Avant de conclure, j’aimerais replacer le projet de loi C-22 dans un contexte plus large. Il s’agit de la première étape vers un équilibre entre la sécurité et les droits de la personne. Le régime proposé par le projet de loi C-22 est loin d’être parfait. En fait, cela est admis dans le projet de loi lui-même. En effet, selon l’article 34 du projet de loi C-22, le comité doit procéder à un examen approfondi tous les cinq ans de façon à pouvoir rendre compte de toute faiblesse qu’il pourrait avoir.
Je me réjouis du fait que le gouvernement soit disposé à trouver des moyens d’améliorer le régime, d’améliorer le projet de loi. Afin d’aider au processus, j’aimerais soulever certains thèmes qu’il conviendrait d’examiner.
Par exemple, des experts en matière de sécurité se sont dits inquiets de ce qu’ils qualifient de « triple verrou ». En termes simples, cela veut dire que le comité de parlementaires devra passer par trois verrous différents chaque fois qu’il souhaite obtenir une information.
Premièrement, l’alinéa 8(1)b) stipule que le comité de parlementaires ne peut examiner un sujet lié aux opérations en cours si le ministre compétent détermine que l’examen porterait atteinte à la sécurité nationale. Je trouve cela inquiétant, car une bonne partie des questions qui touchent le plus les Canadiens concernent des opérations en cours; le comité aurait donc du mal à exercer son rôle de surveillance.

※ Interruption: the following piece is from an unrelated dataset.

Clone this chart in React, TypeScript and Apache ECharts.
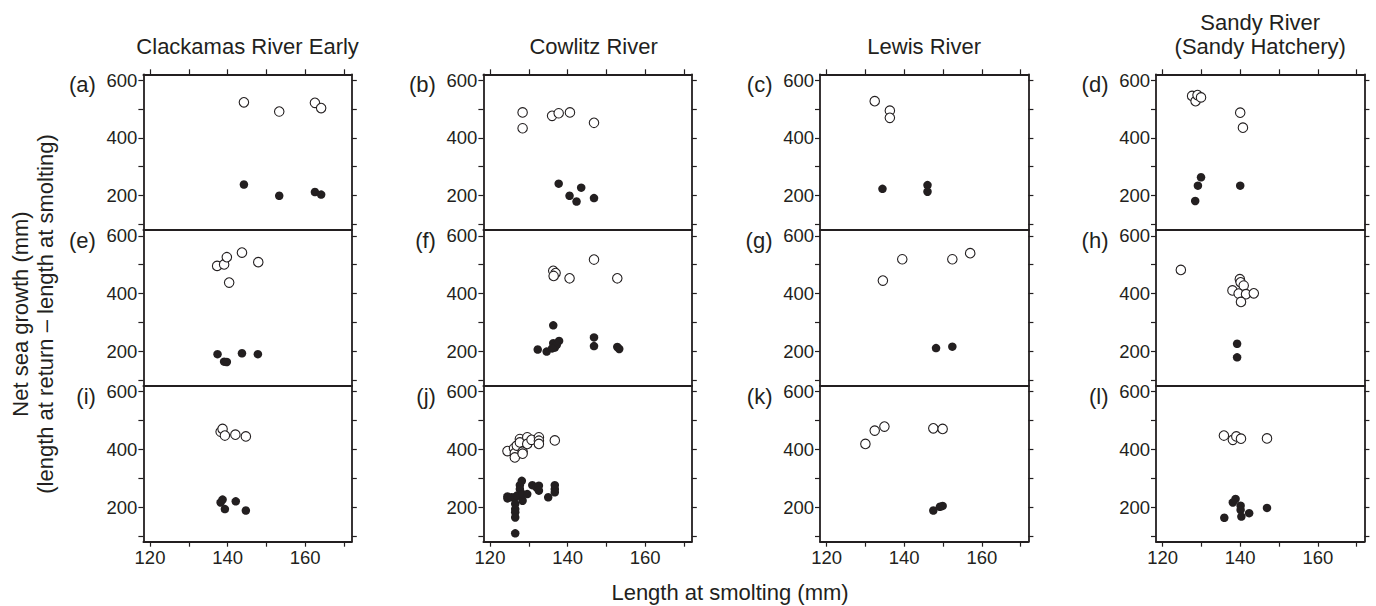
import React, { useEffect, useRef } from "react";
import * as echarts from "echarts";

// ---------- data (length at smolting mm, net sea growth mm) ----------
const columnTitles = ["Clackamas River Early", "Cowlitz River", "Lewis River", "Sandy River\n(Sandy Hatchery)"];
const panelLabels = ["(a)", "(b)", "(c)", "(d)", "(e)", "(f)", "(g)", "(h)", "(i)", "(j)", "(k)", "(l)"];
const xTicks = [120, 130, 140, 150, 160, 170];
const xLabels = [120, 140, 160];
const yTicks = [100, 200, 300, 400, 500, 600];
const yLabels = [200, 400, 600];

const aOpen = [[144.2, 523], [153.3, 491], [162.5, 521], [164.1, 503]];
const aFilled = [[144.2, 238], [153.3, 199], [162.5, 212], [164.1, 203]];
const bOpen = [[128.4, 488], [128.4, 433], [136.0, 476], [137.7, 485], [140.6, 488], [146.8, 452]];
const bFilled = [[137.7, 241], [140.5, 199], [142.3, 179], [143.5, 227], [146.8, 191]];
const cOpen = [[132.4, 527], [136.3, 494], [136.3, 469]];
const cFilled = [[134.4, 223], [146.0, 236], [146.0, 213]];
const dOpen = [[127.6, 545], [128.5, 527], [129.0, 548], [129.9, 540], [140.0, 487], [140.7, 435]];
const dFilled = [[128.4, 181], [129.1, 234], [129.9, 263], [140.0, 234]];

const eOpen = [[137.3, 496], [139.1, 501], [139.8, 526], [140.4, 438], [143.7, 542], [147.9, 509]];
const eFilled = [[137.4, 190], [139.1, 164], [139.8, 163], [143.7, 193], [147.8, 190]];
const fOpen = [[136.3, 479], [136.9, 471], [136.4, 461], [140.5, 453], [146.8, 518], [152.8, 453]];
const fFilled = [[136.3, 290], [132.3, 206], [134.6, 199], [136.3, 228], [136.7, 213], [137.2, 222], [137.8, 236], [136.0, 210], [146.8, 248], [146.8, 218], [152.8, 215], [153.3, 208]];
const gOpen = [[134.5, 445], [139.5, 519], [152.4, 519], [157.0, 540]];
const gFilled = [[148.2, 211], [152.4, 216]];
const hOpen = [[124.7, 482], [139.9, 450], [140.1, 439], [140.9, 428], [138.0, 411], [139.6, 400], [141.5, 398], [143.5, 401], [140.2, 371]];
const hFilled = [[139.2, 226], [139.2, 179]];

const iOpen = [[138.2, 461], [138.7, 471], [139.3, 448], [142.0, 451], [144.7, 445]];
const iFilled = [[138.2, 216], [138.7, 226], [139.3, 193], [142.1, 220], [144.7, 188]];
const jOpen = [[124.5, 394], [126.2, 404], [126.4, 387], [126.4, 372], [126.9, 413], [127.7, 436], [127.7, 424], [128.4, 392], [128.4, 385], [129.6, 442], [129.6, 419], [130.7, 433], [132.6, 442], [132.6, 430], [132.6, 419], [136.7, 431]];
const jFilled = [[124.5, 237], [124.5, 230], [125.6, 234], [126.5, 234], [126.5, 211], [126.5, 193], [126.5, 182], [126.5, 164], [126.5, 109], [127.0, 240], [127.7, 276], [128.2, 291], [127.7, 262], [128.4, 222], [128.4, 245], [129.6, 245], [130.9, 276], [132.0, 268], [132.6, 274], [132.6, 257], [135.0, 234], [136.7, 276], [136.7, 262], [136.7, 251]];
const kOpen = [[130.0, 419], [132.4, 465], [134.9, 479], [147.5, 473], [149.9, 471]];
const kFilled = [[147.5, 188], [149.2, 201], [149.9, 204]];
const lOpen = [[135.8, 448], [138.1, 433], [139.0, 445], [140.2, 437], [146.9, 438]];
const lFilled = [[135.9, 163], [138.1, 216], [138.8, 228], [140.1, 205], [140.1, 190], [140.3, 167], [142.3, 179], [146.9, 197]];

const openSets = [aOpen, bOpen, cOpen, dOpen, eOpen, fOpen, gOpen, hOpen, iOpen, jOpen, kOpen, lOpen];
const filledSets = [aFilled, bFilled, cFilled, dFilled, eFilled, fFilled, gFilled, hFilled, iFilled, jFilled, kFilled, lFilled];

// ---------- layout ----------
const X_MIN = 118.3;
const X_MAX = 172;
const Y_MIN = 80;
const Y_MAX = 620;
const colLeft = [143.4, 483.4, 820, 1156];
const gridW = 208.4;
const rowTop = [74.3, 230.1, 385.9];
const gridH = 155.8;
const INK = "#231f20";
const FONT = "'Liberation Sans', Arial, sans-serif";
const TICK_FS = 18.5;
const TITLE_FS = 22;

function buildOption() {
  const grid: any[] = [];
  const xAxis: any[] = [];
  const yAxis: any[] = [];
  const series: any[] = [];
  const lineStyle = { color: INK, width: 1.8 };
  const tickStyle = { color: INK, width: 1.2 };

  for (let i = 0; i < 12; i++) {
    const r = Math.floor(i / 4);
    const c = i % 4;
    grid.push({ left: colLeft[c], top: rowTop[r], width: gridW, height: gridH, show: false });
    const xi = xAxis.length;
    xAxis.push({
      gridIndex: i, type: "value", min: X_MIN, max: X_MAX, position: "bottom",
      axisLine: { show: true, onZero: false, lineStyle },
      axisTick: { show: r === 2, inside: false, length: 5, customValues: xTicks, lineStyle: tickStyle },
      axisLabel: { show: r === 2, customValues: xLabels, color: INK, fontSize: TICK_FS, fontFamily: FONT, margin: 6 },
      splitLine: { show: false },
    });
    if (r === 0) {
      xAxis.push({
        gridIndex: i, type: "value", min: X_MIN, max: X_MAX, position: "top",
        axisLine: { show: true, onZero: false, lineStyle },
        axisTick: { show: true, inside: false, length: 5, customValues: xTicks, lineStyle: tickStyle },
        axisLabel: { show: false },
        splitLine: { show: false },
      });
    }
    const yi = yAxis.length;
    yAxis.push({
      gridIndex: i, type: "value", min: Y_MIN, max: Y_MAX, position: "left",
      axisLine: { show: true, onZero: false, lineStyle },
      axisTick: { show: true, inside: false, length: 5, customValues: yTicks, lineStyle: tickStyle },
      axisLabel: { show: true, customValues: yLabels, color: INK, fontSize: TICK_FS, fontFamily: FONT, margin: 6 },
      splitLine: { show: false },
    });
    yAxis.push({
      gridIndex: i, type: "value", min: Y_MIN, max: Y_MAX, position: "right",
      axisLine: { show: true, onZero: false, lineStyle },
      axisTick: { show: true, inside: false, length: 5, customValues: yTicks, lineStyle: tickStyle },
      axisLabel: { show: false },
      splitLine: { show: false },
    });
    series.push({
      type: "scatter", xAxisIndex: xi, yAxisIndex: yi, data: filledSets[i],
      symbol: "circle", symbolSize: 8.5, itemStyle: { color: INK, opacity: 1 },
    });
    series.push({
      type: "scatter", xAxisIndex: xi, yAxisIndex: yi, data: openSets[i],
      symbol: "circle", symbolSize: 9.5, itemStyle: { color: "#ffffff", borderColor: INK, borderWidth: 1.1, opacity: 1 },
    });
  }

  const graphic: any[] = [];
  columnTitles.forEach((t, c) => {
    graphic.push({
      type: "text", x: colLeft[c] + gridW / 2 + (c === 1 ? 6 : 0), y: 58,
      style: { text: t, fill: INK, font: `${TITLE_FS}px ${FONT}`, textAlign: "center", textVerticalAlign: "bottom", lineHeight: 24 },
    });
  });
  panelLabels.forEach((t, i) => {
    const r = Math.floor(i / 4);
    const c = i % 4;
    graphic.push({
      type: "text", x: colLeft[c] - 47.5, y: rowTop[r] + 10.5,
      style: { text: t, fill: INK, font: `${TITLE_FS}px ${FONT}`, textAlign: "right", textVerticalAlign: "middle" },
    });
  });
  graphic.push({
    type: "text", x: 730, y: 592,
    style: { text: "Length at smolting (mm)", fill: INK, font: `${TITLE_FS}px ${FONT}`, textAlign: "center", textVerticalAlign: "middle" },
  });
  graphic.push({
    type: "text", x: 20, y: 314, rotation: Math.PI / 2,
    style: { text: "Net sea growth (mm)", fill: INK, font: `${TITLE_FS}px ${FONT}`, textAlign: "center", textVerticalAlign: "middle" },
  });
  graphic.push({
    type: "text", x: 45, y: 314, rotation: Math.PI / 2,
    style: { text: "(length at return \u2013 length at smolting)", fill: INK, font: `${TITLE_FS}px ${FONT}`, textAlign: "center", textVerticalAlign: "middle" },
  });

  return { animation: false, backgroundColor: "#ffffff", grid, xAxis, yAxis, series, graphic };
}

export default function App() {
  const ref = useRef<HTMLDivElement>(null);
  useEffect(() => {
    if (!ref.current) return;
    const chart = echarts.init(ref.current, undefined, { renderer: "svg" });
    chart.setOption(buildOption() as any);
    return () => chart.dispose();
  }, []);
  return (
    <div
      ref={ref}
      style={{ position: "fixed", left: 0, top: 0, width: 1376, height: 606, background: "#ffffff" }}
    />
  );
}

Deuxièmement, l’article 14 dispose que le comité n’a pas droit d’accès à certains types de renseignements. Certaines de ces exceptions sont raisonnables, notamment lorsqu’elles portent sur des documents confidentiels du Cabinet ou sur des renseignements liés au Programme de protection des témoins. Toutefois, l’article 14 nie également au comité l’accès aux renseignements concernant une enquête en cours pouvant mener à des poursuites criminelles. Cette dernière exception peut poser problème à cause de la réalité sur le terrain. On sait en effet que, à l’heure actuelle, la plupart des enquêtes sur la sécurité sont planifiées de façon à se poursuivre indéfiniment.
Troisièmement, l’article 16 confère aux ministres le pouvoir de refuser de communiquer tout renseignement pouvant porter atteinte à la sécurité nationale. Il s’agit de l’exception dont la portée est la plus vaste, puisqu’elle donne aux ministres l’entière discrétion à l’égard de ce qu’ils considèrent comme susceptible de mettre la sécurité nationale en péril. Autrement dit, ils peuvent refuser de fournir tout renseignement.

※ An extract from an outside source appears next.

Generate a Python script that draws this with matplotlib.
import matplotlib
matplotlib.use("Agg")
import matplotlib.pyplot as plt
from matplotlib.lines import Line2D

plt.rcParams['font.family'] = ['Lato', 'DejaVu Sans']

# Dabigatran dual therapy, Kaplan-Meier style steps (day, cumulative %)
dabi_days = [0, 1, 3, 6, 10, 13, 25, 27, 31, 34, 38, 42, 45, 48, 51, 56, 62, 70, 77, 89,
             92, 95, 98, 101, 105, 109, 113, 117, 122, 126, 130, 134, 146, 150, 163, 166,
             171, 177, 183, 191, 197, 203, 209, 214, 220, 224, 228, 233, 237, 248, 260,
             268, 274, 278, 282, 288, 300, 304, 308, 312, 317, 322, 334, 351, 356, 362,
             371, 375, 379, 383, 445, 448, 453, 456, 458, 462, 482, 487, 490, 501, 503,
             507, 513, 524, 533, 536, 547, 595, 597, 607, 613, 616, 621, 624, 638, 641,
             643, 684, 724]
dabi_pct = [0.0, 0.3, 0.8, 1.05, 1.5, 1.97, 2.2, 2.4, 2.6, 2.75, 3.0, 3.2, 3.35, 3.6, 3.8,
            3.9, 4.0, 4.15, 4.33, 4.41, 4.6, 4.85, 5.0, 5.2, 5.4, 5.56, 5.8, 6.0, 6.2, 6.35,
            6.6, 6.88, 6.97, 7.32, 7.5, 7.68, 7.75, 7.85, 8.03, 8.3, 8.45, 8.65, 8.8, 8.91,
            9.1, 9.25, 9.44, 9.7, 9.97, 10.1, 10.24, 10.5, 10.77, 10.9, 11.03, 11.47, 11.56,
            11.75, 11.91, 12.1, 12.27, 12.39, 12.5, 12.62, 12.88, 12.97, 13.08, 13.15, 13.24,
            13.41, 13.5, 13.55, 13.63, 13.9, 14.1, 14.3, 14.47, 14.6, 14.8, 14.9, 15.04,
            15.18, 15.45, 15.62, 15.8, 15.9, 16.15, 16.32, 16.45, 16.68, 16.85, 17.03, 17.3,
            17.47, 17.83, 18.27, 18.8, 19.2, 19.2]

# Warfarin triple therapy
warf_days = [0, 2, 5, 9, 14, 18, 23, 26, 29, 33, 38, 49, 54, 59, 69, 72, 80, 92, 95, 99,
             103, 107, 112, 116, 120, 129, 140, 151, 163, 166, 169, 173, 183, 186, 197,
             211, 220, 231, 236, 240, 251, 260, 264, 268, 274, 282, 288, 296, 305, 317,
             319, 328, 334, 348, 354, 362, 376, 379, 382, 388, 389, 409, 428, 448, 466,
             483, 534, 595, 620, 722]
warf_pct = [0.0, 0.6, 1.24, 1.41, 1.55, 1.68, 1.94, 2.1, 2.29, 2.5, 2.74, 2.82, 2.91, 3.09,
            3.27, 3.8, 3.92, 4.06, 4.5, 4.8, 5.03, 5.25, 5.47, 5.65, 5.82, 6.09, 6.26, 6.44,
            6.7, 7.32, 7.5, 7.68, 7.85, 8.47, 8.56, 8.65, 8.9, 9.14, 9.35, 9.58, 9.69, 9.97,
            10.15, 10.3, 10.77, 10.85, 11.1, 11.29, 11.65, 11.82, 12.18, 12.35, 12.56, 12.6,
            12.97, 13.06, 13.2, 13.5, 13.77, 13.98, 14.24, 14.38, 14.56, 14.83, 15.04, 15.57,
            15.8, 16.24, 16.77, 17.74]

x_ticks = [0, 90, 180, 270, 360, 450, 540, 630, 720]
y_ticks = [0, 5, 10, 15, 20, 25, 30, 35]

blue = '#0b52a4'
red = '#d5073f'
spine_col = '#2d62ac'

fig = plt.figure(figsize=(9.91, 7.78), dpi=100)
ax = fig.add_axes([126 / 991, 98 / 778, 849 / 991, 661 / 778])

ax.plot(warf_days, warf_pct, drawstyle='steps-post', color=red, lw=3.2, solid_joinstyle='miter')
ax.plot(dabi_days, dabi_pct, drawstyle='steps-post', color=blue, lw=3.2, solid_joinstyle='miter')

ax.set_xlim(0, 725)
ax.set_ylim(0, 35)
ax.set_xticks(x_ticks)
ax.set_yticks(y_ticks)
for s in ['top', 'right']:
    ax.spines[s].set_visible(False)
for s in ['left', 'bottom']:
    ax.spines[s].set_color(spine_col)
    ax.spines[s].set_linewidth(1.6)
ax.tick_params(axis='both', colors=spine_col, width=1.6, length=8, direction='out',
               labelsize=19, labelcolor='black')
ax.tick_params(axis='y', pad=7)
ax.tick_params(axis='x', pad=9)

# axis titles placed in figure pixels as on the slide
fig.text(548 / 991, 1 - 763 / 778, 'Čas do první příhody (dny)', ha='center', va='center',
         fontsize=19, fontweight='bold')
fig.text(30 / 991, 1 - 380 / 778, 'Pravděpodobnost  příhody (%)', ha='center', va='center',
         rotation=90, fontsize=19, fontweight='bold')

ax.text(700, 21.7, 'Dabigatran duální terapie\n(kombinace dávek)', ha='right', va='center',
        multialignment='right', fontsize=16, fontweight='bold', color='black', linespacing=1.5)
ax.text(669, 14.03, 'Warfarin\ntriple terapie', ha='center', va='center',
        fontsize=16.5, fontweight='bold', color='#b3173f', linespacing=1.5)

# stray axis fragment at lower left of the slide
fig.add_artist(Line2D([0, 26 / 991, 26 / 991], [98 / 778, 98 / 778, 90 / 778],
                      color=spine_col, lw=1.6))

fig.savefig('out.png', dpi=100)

Ceci est loin d’être l’unique considération. Les experts du domaine ont également soulevé d’autres préoccupations, notamment l’imprécision et l’ampleur de la portée du mandat du comité, l’énorme influence exercée par le pouvoir exécutif sur celui-ci et le manque d’uniformité dans les décisions rendues précédemment au sujet du privilège parlementaire.
Honorables sénateurs, le projet de loi C-22 n’est pas parfait. Comme je l’ai indiqué, j’exhorte le gouvernement à examiner de plus près certains aspects de la question. Néanmoins, cette mesure législative constitue une première étape essentielle pour assurer la surveillance de notre système de sécurité nationale et de renseignement.
À défaut du projet de loi C-22, aucune mesure n’aurait encore été envisagée pour veiller à ce que les Canadiens les plus vulnérables ne soient pas pénalisés par la prise de mesures visant à assurer la sécurité nationale.
Le comité a l’autorisation d’exercer une surveillance efficace. Il mettra au jour de nombreux problèmes présents dans le système de sécurité nationale et de renseignement. Par ailleurs, il permettra aux parlementaires de collaborer avec les experts du domaine, les parties prenantes, les universitaires et les Canadiens, et de mieux comprendre les grands enjeux en matière de sécurité nationale et de renseignement.
À mesure que nous en apprendrons davantage, nous pourrons envisager encore plus de modifications. Plutôt que de présenter une solution unique, le projet de loi C-22 est l’amorce d’un dialogue. Nous avons d’ailleurs une occasion incroyable de commencer ce dialogue ici même, au Sénat, à l’étape de l’étude en comité. C’est en effet une occasion idéale d’examiner plusieurs des questions que je viens de mentionner.
Je vous exhorte à vous joindre à moi pour appuyer le projet de loi, après son étude en comité, afin que nous puissions entamer ce dialogue et collaborer à l’atteinte d’un réel équilibre entre la sécurité nationale et le droit des Canadiens les plus vulnérables.
Honorables sénateurs, à mes yeux, la surveillance est une question d’équilibre entre la sécurité et les droits de la personne. J’aimerais rappeler les paroles de Thomas Jefferson, qui a dit que tout pays qui sacrifie les droits de la personne au nom de la sécurité finit par perdre les deux.
(Sur la motion de la sénatrice Martin, au nom du sénateur McIntyre, le débat est ajourné.)